While skills of integrity, vision, and communication (and many others) may be a common thread for all leaders, personality traits range — and that’s a great thing. Rather than imitate others, find your own style to figure out the best way you need to be a leader. If you’re not sure, ask yourself why people view you as a leader in the first place, and then cultivate it as a strength rather than a weakness. Know what you stand for, and decide how you want your team to grow under your direction. We’re not all supposed to be the exact same, anyway, so set yourself apart.

11. Keep line of sight to the big picture, and share that vision.
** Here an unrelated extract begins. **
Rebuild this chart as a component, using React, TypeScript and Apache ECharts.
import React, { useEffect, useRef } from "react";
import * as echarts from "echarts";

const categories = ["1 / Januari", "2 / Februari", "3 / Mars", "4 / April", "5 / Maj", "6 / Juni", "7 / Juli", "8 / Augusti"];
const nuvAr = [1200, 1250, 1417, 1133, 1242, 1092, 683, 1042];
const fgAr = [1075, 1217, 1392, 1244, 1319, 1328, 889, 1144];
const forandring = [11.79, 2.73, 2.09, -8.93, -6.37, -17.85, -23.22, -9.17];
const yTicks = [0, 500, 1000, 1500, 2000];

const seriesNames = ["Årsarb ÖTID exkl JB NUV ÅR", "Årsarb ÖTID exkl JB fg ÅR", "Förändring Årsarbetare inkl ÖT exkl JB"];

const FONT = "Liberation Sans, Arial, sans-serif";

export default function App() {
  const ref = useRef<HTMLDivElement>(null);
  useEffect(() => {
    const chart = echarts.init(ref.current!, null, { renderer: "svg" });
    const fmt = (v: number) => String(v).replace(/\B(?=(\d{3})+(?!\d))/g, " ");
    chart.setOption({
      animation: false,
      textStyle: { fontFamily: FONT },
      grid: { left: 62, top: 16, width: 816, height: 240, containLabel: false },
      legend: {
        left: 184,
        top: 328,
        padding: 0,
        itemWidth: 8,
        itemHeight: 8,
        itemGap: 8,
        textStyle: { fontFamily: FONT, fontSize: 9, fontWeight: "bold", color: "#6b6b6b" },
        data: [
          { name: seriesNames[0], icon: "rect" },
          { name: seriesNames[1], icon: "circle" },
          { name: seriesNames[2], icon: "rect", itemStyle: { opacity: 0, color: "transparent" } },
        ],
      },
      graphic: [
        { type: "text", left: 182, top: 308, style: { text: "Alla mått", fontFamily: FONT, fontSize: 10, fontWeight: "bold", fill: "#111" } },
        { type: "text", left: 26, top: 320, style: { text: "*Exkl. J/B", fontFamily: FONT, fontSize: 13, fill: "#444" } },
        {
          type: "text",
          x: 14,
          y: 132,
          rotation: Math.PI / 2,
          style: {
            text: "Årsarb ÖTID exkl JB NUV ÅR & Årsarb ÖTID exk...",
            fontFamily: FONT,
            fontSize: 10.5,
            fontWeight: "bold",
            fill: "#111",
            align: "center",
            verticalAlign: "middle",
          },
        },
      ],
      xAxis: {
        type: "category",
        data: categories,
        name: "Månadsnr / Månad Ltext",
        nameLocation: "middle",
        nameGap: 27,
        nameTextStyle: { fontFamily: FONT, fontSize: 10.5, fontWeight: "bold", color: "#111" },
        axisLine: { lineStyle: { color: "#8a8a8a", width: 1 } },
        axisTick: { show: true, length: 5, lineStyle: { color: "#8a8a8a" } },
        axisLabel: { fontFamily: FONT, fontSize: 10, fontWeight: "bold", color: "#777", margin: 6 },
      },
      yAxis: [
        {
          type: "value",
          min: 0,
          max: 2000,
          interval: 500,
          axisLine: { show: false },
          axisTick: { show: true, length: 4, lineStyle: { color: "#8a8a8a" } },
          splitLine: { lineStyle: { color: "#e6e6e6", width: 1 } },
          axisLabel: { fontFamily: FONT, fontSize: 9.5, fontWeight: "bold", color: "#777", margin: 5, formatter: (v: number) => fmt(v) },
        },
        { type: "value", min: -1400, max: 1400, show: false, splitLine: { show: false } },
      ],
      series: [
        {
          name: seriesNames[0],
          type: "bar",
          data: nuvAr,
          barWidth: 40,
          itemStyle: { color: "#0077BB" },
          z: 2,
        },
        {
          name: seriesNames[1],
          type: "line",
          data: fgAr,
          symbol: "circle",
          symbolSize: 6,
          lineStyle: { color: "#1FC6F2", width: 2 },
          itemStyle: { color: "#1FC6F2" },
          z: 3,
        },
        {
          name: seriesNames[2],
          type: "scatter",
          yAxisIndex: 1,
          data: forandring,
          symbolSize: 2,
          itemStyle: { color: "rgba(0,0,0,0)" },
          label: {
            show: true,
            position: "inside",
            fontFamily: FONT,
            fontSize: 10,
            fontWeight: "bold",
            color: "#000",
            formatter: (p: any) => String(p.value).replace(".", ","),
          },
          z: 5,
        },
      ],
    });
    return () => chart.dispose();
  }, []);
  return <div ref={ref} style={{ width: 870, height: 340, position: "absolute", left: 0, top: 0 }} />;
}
Part of being a leader means that you understand the broad details of your company’s mission, vision, and culture. Doing so allows you to translate that work for your team and other members of the organization, and it also empowers you to build a shared sense of purpose to answer the question, “Does my role here matter?” As a new manager, you should be able to speak to things like strategic goals, financial picture, engagement levels, opportunities for efficiency, and operational models. It doesn’t mean you have to fully understand or be responsible for any of that work, necessarily — just that you can find a place of impact for yourself and those who look to you for direction.

12. Celebrate wins.

You know how amazing it feels when your boss acknowledges your hard work? Do that for everyone on your team. Take every opportunity to celebrate both small and big wins, even if it is as simple as a verbal thank you: “Hey, thanks for your great attitude this week. I know we’ve got a lot going on and I appreciate your willingness to stay positive.” Invite people out for happy hour after completing a big project, put a little card on someone’s desk, or send a quick email of gratitude. These tiny acts of recognition go a long way in terms of reminding everyone that they matter as much as the bottom line.

What have you learned as a first-time manager? What do you wish you had known sooner?